Since our image is grayscale, we have expected that our image has more pixel values below the lower limit than pixel values over the upper limit. It is clearly shown that it has significantly more pixel values below lower limit since there is not any pixel value over the upper limit. Pixel values lower than the lower limit is on the darker colored part of the original grayscale image of table because their pixel values are closer to 0 than brighter colored parts of the table. Only explanation that we do not have any pixel values over the upper limit is image of the table is grayscale that doesn’t has any colored parts like in the original image used in part 1.

  1. We have created loop for detecting 51x51 parts of the grayscale image and found mean and standard deviation of each 51x51 window. Calculated upper and lower limits for changing pixel values for each window.
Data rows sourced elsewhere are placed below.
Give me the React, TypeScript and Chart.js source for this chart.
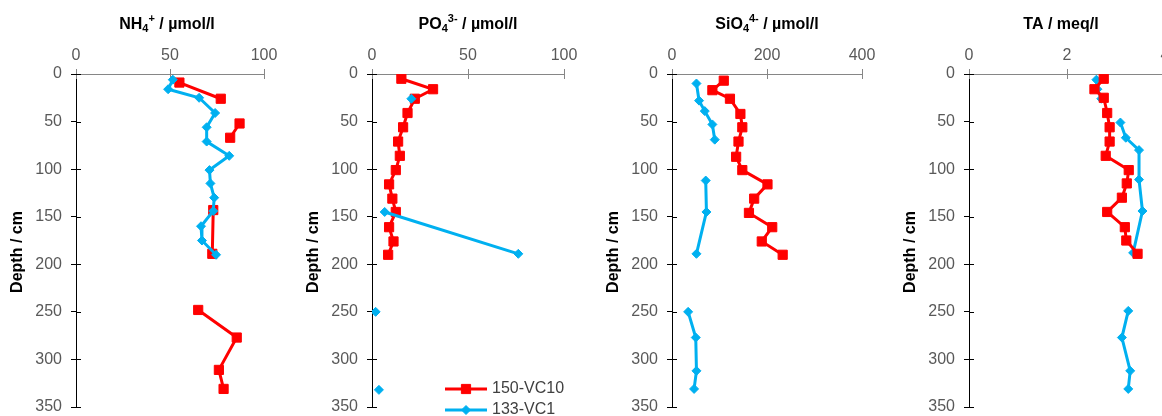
import React, { useEffect, useRef } from 'react';
import { Chart, registerables } from 'chart.js';
import { drawPoint } from 'chart.js/helpers';

Chart.register(...registerables);

const FONT = "'Liberation Sans', Arial, sans-serif";

// ---- data (depth in cm, value) ; null = gap in the profile ----
const SERIES_A = '150-VC10';
const SERIES_B = '133-VC1';

const nh4Depth150 = [9, 26, 40, 52, 67, 100, 143, 189, 220, 248, 277, 311, 331];
const nh4Val150 = [55, 77, null, 87, 82, null, 73, 72.5, null, 65, 85.5, 76, 78.5];
const nh4Depth133 = [6, 16, 25, 41, 56, 71, 86, 101, 115, 130, 144, 160, 175, 190];
const nh4Val133 = [51.5, 49, 65.5, 74, 69.5, 69.5, 81.5, 71, 71.5, 73.5, 73, 66.5, 67, 74.5];

const po4Depth150 = [5, 16, 26, 41, 56, 71, 86, 101, 116, 131, 145, 161, 176, 190];
const po4Val150 = [15.3, 31.8, 22.3, 18.5, 16.2, 13.6, 14.5, 12.4, 8.9, 10.6, 12.4, 8.9, 11.2, 8.4];
const po4Depth133 = [26, 100, 145, 189, 220, 250, 290, 332];
const po4Val133 = [20.5, null, 6.6, 76.2, null, 1.9, null, 3.6];

const sioDepth150 = [7, 17, 26, 42, 56, 71, 87, 101, 116, 131, 146, 161, 176, 190];
const sioVal150 = [109, 85, 122, 144, 148, 140, 135, 148, 201, 173, 162, 211, 189, 233];
const sioDepth133 = [10, 28, 39, 53, 69, 90, 112, 145, 189, 220, 250, 277, 312, 331];
const sioVal133 = [51.5, 57, 69, 85, 90, null, 71, 72.5, 51.5, null, 34, 50, 51.5, 46.5];

const taDepth150 = [5, 16, 25, 41, 56, 71, 86, 101, 115, 130, 145, 161, 175, 189];
const taVal150 = [2.75, 2.56, 2.75, 2.82, 2.87, 2.87, 2.79, 3.26, 3.22, 3.12, 2.82, 3.18, 3.21, 3.44];
const taDepth133 = [6, 16, 26, 40, 51, 67, 80, 111, 144, 188, 220, 249, 277, 312, 331];
const taVal133 = [2.6, 2.62, 2.7, null, 3.09, 3.2, 3.47, 3.47, 3.54, 3.35, null, 3.25, 3.12, 3.29, 3.25];

const depthTicks = { min: 0, max: 350, step: 50 };
const depthTitle = 'Depth / cm';

// ---- styling / layout ----
const RED = '#FF0000';
const BLUE = '#00B0F0';
const AXIS_GRAY = '#868686';
const TICK_COLOR = '#595959';
const YW = 80;
const RP = 30;
const H = 450;
const TOP = 74;
const BOTTOM = 407;
const XH = 30;

type Seg = { t: string; k?: 'sub' | 'sup' };

const toPoints = (d: number[], v: (number | null)[]) => d.map((y, i) => ({ x: v[i], y }));

const panels = [
  {
    title: [{ t: 'NH' }, { t: '4', k: 'sub' }, { t: '+', k: 'sup' }, { t: ' / µmol/l' }] as Seg[],
    max: 100, step: 50, left: 76, width: 188, titleDx: -3,
    a: toPoints(nh4Depth150, nh4Val150), b: toPoints(nh4Depth133, nh4Val133),
    blueTop: true, legend: false,
  },
  {
    title: [{ t: 'PO' }, { t: '4', k: 'sub' }, { t: '3-', k: 'sup' }, { t: ' / µmol/l' }] as Seg[],
    max: 100, step: 50, left: 372, width: 192, titleDx: 0,
    a: toPoints(po4Depth150, po4Val150), b: toPoints(po4Depth133, po4Val133),
    blueTop: true, legend: true,
  },
  {
    title: [{ t: 'SiO' }, { t: '4', k: 'sub' }, { t: '4-', k: 'sup' }, { t: ' / µmol/l' }] as Seg[],
    max: 400, step: 200, left: 672, width: 190, titleDx: 0,
    a: toPoints(sioDepth150, sioVal150), b: toPoints(sioDepth133, sioVal133),
    blueTop: false, legend: false,
  },
  {
    title: [{ t: 'TA / meq/l' }] as Seg[],
    max: 4, step: 2, left: 969, width: 196, titleDx: -6,
    a: toPoints(taDepth150, taVal150), b: toPoints(taDepth133, taVal133),
    blueTop: false, legend: false,
  },
];

type PanelDef = (typeof panels)[number];

function makePlugin(p: PanelDef) {
  return {
    id: 'panelText',
    beforeDatasetsDraw(chart: any) {
      const { ctx, chartArea } = chart;
      ctx.save();
      ctx.lineWidth = 1;
      const xs = chart.scales.x;
      ctx.strokeStyle = AXIS_GRAY;
      xs.ticks.forEach((t: any) => {
        const px = Math.round(xs.getPixelForValue(t.value)) + 0.5;
        ctx.beginPath();
        ctx.moveTo(px, chartArea.top);
        ctx.lineTo(px, chartArea.top + 5);
        ctx.stroke();
      });
      const ys = chart.scales.y;
      ctx.strokeStyle = '#000';
      ys.ticks.forEach((t: any) => {
        const py = Math.round(ys.getPixelForValue(t.value)) + 0.5;
        ctx.beginPath();
        ctx.moveTo(chartArea.left, py);
        ctx.lineTo(chartArea.left + 5, py);
        ctx.stroke();
      });
      ctx.restore();
    },
    afterDraw(chart: any) {
      const { ctx, chartArea } = chart;
      ctx.save();
      // panel title with sub/superscripts
      const big = `bold 16px ${FONT}`;
      const small = `bold 11px ${FONT}`;
      let total = 0;
      const widths = p.title.map((s) => {
        ctx.font = s.k ? small : big;
        const w = ctx.measureText(s.t).width;
        total += w;
        return w;
      });
      let x = (chartArea.left + chartArea.right) / 2 + p.titleDx - total / 2;
      const base = 29;
      ctx.fillStyle = '#000';
      ctx.textBaseline = 'alphabetic';
      ctx.textAlign = 'left';
      p.title.forEach((s, i) => {
        ctx.font = s.k ? small : big;
        const dy = s.k === 'sub' ? 3 : s.k === 'sup' ? -7 : 0;
        ctx.fillText(s.t, x, base + dy);
        x += widths[i];
      });
      // depth axis title
      ctx.save();
      ctx.translate(chartArea.left - 58, 252);
      ctx.rotate(-Math.PI / 2);
      ctx.font = big;
      ctx.textAlign = 'center';
      ctx.textBaseline = 'middle';
      ctx.fillText(depthTitle, 0, 0);
      ctx.restore();
      // legend
      if (p.legend) {
        chart.data.datasets.forEach((ds: any, i: number) => {
          const y = chartArea.bottom - 18 + i * 21;
          const x0 = chartArea.left + 73;
          ctx.strokeStyle = ds.borderColor;
          ctx.lineWidth = ds.borderWidth;
          ctx.beginPath();
          ctx.moveTo(x0, y);
          ctx.lineTo(x0 + 42, y);
          ctx.stroke();
          ctx.fillStyle = ds.backgroundColor;
          ctx.strokeStyle = ds.borderColor;
          ctx.lineWidth = ds.pointBorderWidth;
          drawPoint(ctx, { pointStyle: ds.pointStyle, radius: ds.pointRadius, borderWidth: ds.pointBorderWidth, rotation: 0 } as any, x0 + 21, y);
          ctx.fillStyle = '#404040';
          ctx.font = `16px ${FONT}`;
          ctx.textAlign = 'left';
          ctx.textBaseline = 'middle';
          ctx.fillText(ds.label, x0 + 47, y);
        });
      }
      ctx.restore();
    },
  };
}

function Panel({ p }: { p: PanelDef }) {
  const ref = useRef<HTMLCanvasElement>(null);
  useEffect(() => {
    if (!ref.current) return;
    const tickFont = { size: 16, family: FONT };
    const chart = new Chart(ref.current, {
      type: 'line',
      data: {
        datasets: [
          {
            label: SERIES_A, data: p.a as any, borderColor: RED, backgroundColor: RED,
            borderWidth: 3, pointStyle: 'rect', pointRadius: 6.5, pointBorderWidth: 1,
            pointBorderColor: RED, pointBackgroundColor: RED, spanGaps: false,
            order: p.blueTop ? 1 : 0,
          },
          {
            label: SERIES_B, data: p.b as any, borderColor: BLUE, backgroundColor: BLUE,
            borderWidth: 3, pointStyle: 'rectRot', pointRadius: 4.5, pointBorderWidth: 1,
            pointBorderColor: BLUE, pointBackgroundColor: BLUE, spanGaps: false,
            order: p.blueTop ? 0 : 1,
          },
        ],
      },
      options: {
        responsive: false,
        maintainAspectRatio: false,
        animation: false,
        layout: { padding: { left: 0, right: RP, top: TOP - XH, bottom: H - BOTTOM } },
        plugins: { legend: { display: false }, tooltip: { enabled: false }, title: { display: false } },
        scales: {
          x: {
            type: 'linear', position: 'top', min: 0, max: p.max,
            afterFit: (s: any) => { s.height = XH; },
            ticks: { stepSize: p.step, font: tickFont, color: TICK_COLOR, padding: 4, maxRotation: 0 },
            grid: { drawOnChartArea: false, drawTicks: true, tickLength: 5, color: AXIS_GRAY, lineWidth: 1 },
            border: { display: true, color: AXIS_GRAY, width: 1 },
          },
          y: {
            type: 'linear', reverse: true, min: depthTicks.min, max: depthTicks.max,
            afterFit: (s: any) => { s.width = YW; },
            ticks: { stepSize: depthTicks.step, font: tickFont, color: TICK_COLOR, padding: 9 },
            grid: { drawOnChartArea: false, drawTicks: true, tickLength: 5, color: '#000', lineWidth: 1 },
            border: { display: true, color: '#000', width: 1 },
          },
        },
      } as any,
      plugins: [makePlugin(p)],
    });
    return () => chart.destroy();
  }, [p]);
  const w = YW + p.width + RP;
  return (
    <canvas
      ref={ref}
      width={w}
      height={H}
      style={{ position: 'absolute', left: p.left - YW, top: 0, width: w, height: H }}
    />
  );
}

export default function App() {
  return (
    <div
      style={{
        position: 'fixed', left: 0, top: 0, width: 1162, height: 416,
        overflow: 'hidden', background: '#fff',
      }}
    >
      {panels.map((p, i) => (
        <Panel key={i} p={p} />
      ))}
    </div>
  );
}
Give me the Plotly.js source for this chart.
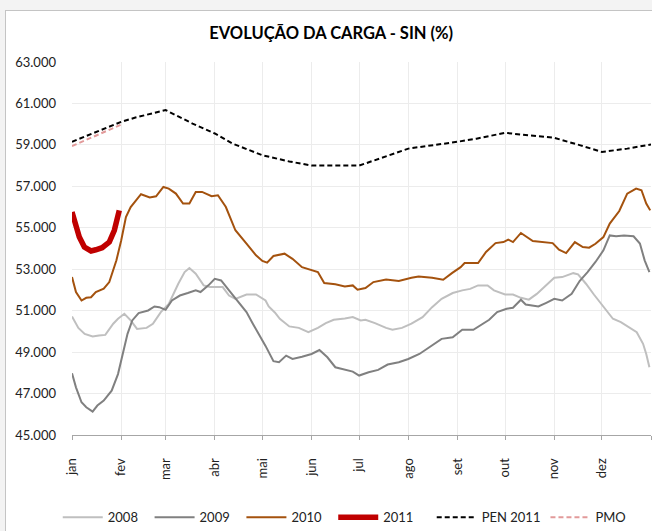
<!DOCTYPE html>
<html>
<head>
<meta charset="utf-8">
<script src="https://cdn.plot.ly/plotly-3.0.1.min.js"></script>
<style>
  html, body { margin: 0; padding: 0; background: #ffffff; }
  #wrap { position: relative; width: 652px; height: 531px; overflow: hidden; }
  #chart { position: absolute; left: 0; top: 0; width: 652px; height: 531px; }
  .strip { position: absolute; background: #f3f3f3; pointer-events: none; }
  #frame { position: absolute; left: 5px; top: 10px; width: 660px; height: 540px;
           border-left: 1px solid #c4c4c4; border-top: 1px solid #c4c4c4; pointer-events: none; }
</style>
</head>
<body>
<div id="wrap">
  <div id="chart"></div>
  <div class="strip" style="left:0;top:0;width:652px;height:10px;"></div>
  <div class="strip" style="left:0;top:0;width:5px;height:531px;"></div>
  <div id="frame"></div>
</div>
<script>
// Month ticks (day of year at month start) and labels
const monthStarts = [0, 31, 59, 90, 120, 151, 181, 212, 243, 273, 304, 334, 365];
const monthLabels = ["jan", "fev", "mar", "abr", "mai", "jun", "jul", "ago", "set", "out", "nov", "dez", ""];

// Series names (legend)
const seriesNames = ["2008", "2009", "2010", "2011", "PEN 2011", "PMO"];

// 2008
const days2008 = [0, 4, 8, 13, 17, 21, 26, 29, 33, 37, 41, 47, 51, 56, 61, 67, 71, 74, 78, 83, 87, 95, 99, 103, 110, 116, 122, 124, 128, 131, 137, 143, 149, 155, 160, 165, 172, 177, 182, 185, 191, 198, 202, 208, 214, 221, 227, 233, 240, 246, 251, 256, 262, 266, 273, 278, 283, 288, 293, 299, 304, 309, 316, 319, 324, 329, 335, 341, 346, 351, 356, 360, 362, 364];
const load2008 = [50720, 50170, 49880, 49750, 49800, 49830, 50370, 50610, 50850, 50530, 50120, 50170, 50370, 50930, 51330, 52300, 52860, 53060, 52780, 52220, 52140, 52140, 51730, 51570, 51780, 51780, 51490, 51200, 50900, 50610, 50240, 50170, 49960, 50170, 50400, 50560, 50620, 50690, 50530, 50560, 50400, 50170, 50080, 50170, 50370, 50690, 51170, 51570, 51850, 51980, 52050, 52220, 52220, 51980, 51780, 51780, 51620, 51530, 51810, 52220, 52590, 52620, 52810, 52750, 52300, 51780, 51170, 50610, 50450, 50200, 49960, 49400, 48910, 48270];

// 2009
const days2009 = [0, 2.5, 6, 9, 13, 16, 20, 25, 29, 32, 35, 38, 42, 48, 52, 55, 59, 63, 68, 73, 78, 81, 86, 90, 94, 99, 106, 110, 114, 118, 122, 127, 130.5, 135, 139, 145, 151, 156, 161, 166, 172, 177, 181, 187, 193, 199, 206, 212, 219, 225, 233, 240, 246, 253, 259, 263, 268, 274, 278, 283, 286, 294, 299, 304, 309, 315, 320, 325, 330, 335, 339, 343, 348, 354, 358, 361, 364];
const load2009 = [47980, 47300, 46580, 46340, 46130, 46420, 46660, 47140, 47940, 48910, 49880, 50530, 50880, 51010, 51200, 51170, 51040, 51490, 51730, 51850, 51980, 51900, 52220, 52540, 52460, 51980, 51330, 50930, 50370, 49850, 49300, 48560, 48510, 48830, 48670, 48780, 48910, 49100, 48750, 48270, 48140, 48060, 47870, 48030, 48140, 48400, 48510, 48670, 48910, 49240, 49640, 49720, 50080, 50080, 50370, 50560, 50930, 51090, 51140, 51530, 51300, 51200, 51380, 51570, 51490, 51810, 52430, 52860, 53350, 53910, 54630, 54590, 54630, 54590, 54240, 53430, 52860];

// 2010
const days2010 = [0, 2.5, 6, 9, 12, 15, 20, 23.5, 28, 31, 34, 37, 43.5, 49, 53, 57.6, 61, 65.5, 70, 74, 78, 82, 88, 92, 97, 103, 110, 116, 120, 123, 127, 134, 139, 145, 155, 159, 166, 172, 177, 180, 185, 190, 198, 206, 214, 218.5, 227, 234, 239.5, 245, 247.5, 256, 261, 267, 272, 275, 278, 283, 290.5, 299, 303, 307, 311.5, 317, 322, 326, 330, 335, 339, 345, 350, 355.6, 359, 362, 364.5];
const load2010 = [52620, 51900, 51490, 51620, 51650, 51900, 52060, 52380, 53430, 54390, 55520, 56000, 56620, 56460, 56520, 56970, 56890, 56650, 56170, 56170, 56730, 56730, 56520, 56570, 56000, 54880, 54240, 53670, 53400, 53320, 53640, 53750, 53500, 53100, 52860, 52330, 52270, 52170, 52220, 52010, 52090, 52380, 52500, 52430, 52590, 52650, 52590, 52490, 52810, 53100, 53300, 53300, 53830, 54260, 54310, 54430, 54310, 54750, 54360, 54310, 54260, 53940, 53780, 54310, 54070, 54040, 54230, 54550, 55200, 55810, 56650, 56890, 56810, 56170, 55840];

// 2011
const days2011 = [0, 1.5, 2.5, 4.6, 7.8, 12, 15, 19, 23.5, 26.7, 29.8];
const load2011 = [55760, 55400, 55120, 54550, 54070, 53880, 53940, 54040, 54310, 54880, 55840];

// PEN 2011
const daysPEN = [0, 31, 40, 59, 76, 90, 101, 120, 137, 151, 181, 212, 243, 255, 273, 287, 304, 320, 334, 350, 365];
const loadPEN = [59150, 60110, 60320, 60680, 60030, 59550, 59070, 58500, 58200, 58000, 58000, 58820, 59150, 59300, 59580, 59470, 59340, 58990, 58660, 58820, 59020];

// PMO
const daysPMO = [0, 31];
const loadPMO = [58940, 59980];

const FONT = "Lato, 'Open Sans', 'Liberation Sans', sans-serif";
const NB = "\u00a0";

function line(name, pad, x, y, color, width, dash) {
  return {
    type: "scatter", mode: "lines", name: name + NB.repeat(pad), x: x, y: y,
    line: { color: color, width: width, dash: dash || "solid", shape: "linear" },
    hoverinfo: "skip"
  };
}

const traces = [
  line(seriesNames[0], 2, days2008, load2008, "#bfbfbf", 2),
  line(seriesNames[1], 2, days2009, load2009, "#808080", 2),
  line(seriesNames[2], 2, days2010, load2010, "#a4520e", 2),
  line(seriesNames[3], 4, days2011, load2011, "#c00000", 5.5),
  line(seriesNames[4], 0, daysPEN, loadPEN, "#000000", 2, "5px,3px"),
  line(seriesNames[5], 0, daysPMO, loadPMO, "#e29a9a", 2, "5px,3px")
];

const layout = {
  width: 652, height: 531,
  margin: { l: 72, r: 1, t: 62, b: 96 },
  paper_bgcolor: "#ffffff", plot_bgcolor: "#ffffff",
  separators: ",.",
  font: { family: FONT, size: 13, color: "#222222" },
  title: {
    text: "EVOLUÇÃO DA CARGA - SIN (%)",
    font: { family: FONT, size: 16.5, color: "#000000", weight: "bold" },
    xref: "container", x: 0.508, xanchor: "center",
    yref: "container", y: 0.938, yanchor: "middle"
  },
  xaxis: {
    range: [0, 365], tickvals: monthStarts, ticktext: monthLabels,
    tickangle: -90, ticks: "outside", ticklen: 4, tickcolor: "#a6a6a6",
    showline: true, linecolor: "#a6a6a6", linewidth: 1,
    showgrid: true, gridcolor: "#ececec", gridwidth: 1, zeroline: false,
    tickfont: { family: FONT, size: 13, color: "#222222" },
    ticklabelstandoff: 13, fixedrange: true
  },
  yaxis: {
    range: [45000, 63000], dtick: 2000, tick0: 45000, tickformat: ",.0f",
    showgrid: true, gridcolor: "#ececec", gridwidth: 1, zeroline: false,
    showline: false, ticks: "",
    tickfont: { family: FONT, size: 13, color: "#222222" },
    ticklabelstandoff: 15, fixedrange: true
  },
  showlegend: true,
  legend: {
    orientation: "h",
    xref: "container", x: 0.528, xanchor: "center",
    yref: "container", y: 0.026, yanchor: "middle",
    font: { family: FONT, size: 13, color: "#222222" },
    itemwidth: 40,
    bgcolor: "rgba(0,0,0,0)", traceorder: "normal"
  }
};

Plotly.newPlot("chart", traces, layout, { displayModeBar: false, staticPlot: true });
</script>
</body>
</html>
Used ifelse() function for detecting out-of-bound pixels and changed them with 0 (black) pixel value.
fracturepic <- part2img2
for (i in 1:10){
  for(j in 1:10){
    fiftyonepatch <- fracturepic[(51*(i-1)+1):(51*i),(51*(j-1)+1):(51*j)]
    meanpatch <- mean(fiftyonepatch)
    stdpatch <- sd(fiftyonepatch)
    patchupperlimit <- qnorm(0.999,meanpatch,stdpatch)
    patchlowerlimit <- qnorm(0.001,meanpatch,stdpatch)
    fracturepic[(51*(i-1)+1):(51*i),(51*(j-1)+1):(51*j)] <- ifelse(fracturepic[(51*(i-1)+1):(51*i),(51*(j-1)+1):(51*j)] < patchlowerlimit,0,fracturepic[(51*(i-1)+1):(51*i),(51*(j-1)+1):(51*j)])
    fracturepic[(51*(i-1)+1):(51*i),(51*(j-1)+1):(51*j)] <- ifelse(fracturepic[(51*(i-1)+1):(51*i),(51*(j-1)+1):(51*j)] > patchupperlimit,0,fracturepic[(51*(i-1)+1):(51*i),(51*(j-1)+1):(51*j)])}}

Display of 51x51 patched and Original Image in a single plot

par(mfrow=c(1,2))
plot(NA,xlim=c(0,nrow(fracturepic)),ylim=c(0,ncol(fracturepic)),xlab="Horizontal",ylab="Vertical")
rasterImage(fracturepic,0,0,nrow(fracturepic),ncol(fracturepic))
plot(NA,xlim=c(0,nrow(part2img)),ylim=c(0,ncol(part2img)),xlab="Horizontal",ylab="Vertical")
rasterImage(part2img2,0,0,nrow(part2img2),ncol(part2img2))

We expected more black pixels since we have treated our original grayscale image like 100 different 51x51 sized pictures. Each window has less population size and its own boundary limits. This caused more black pixels in the patched image.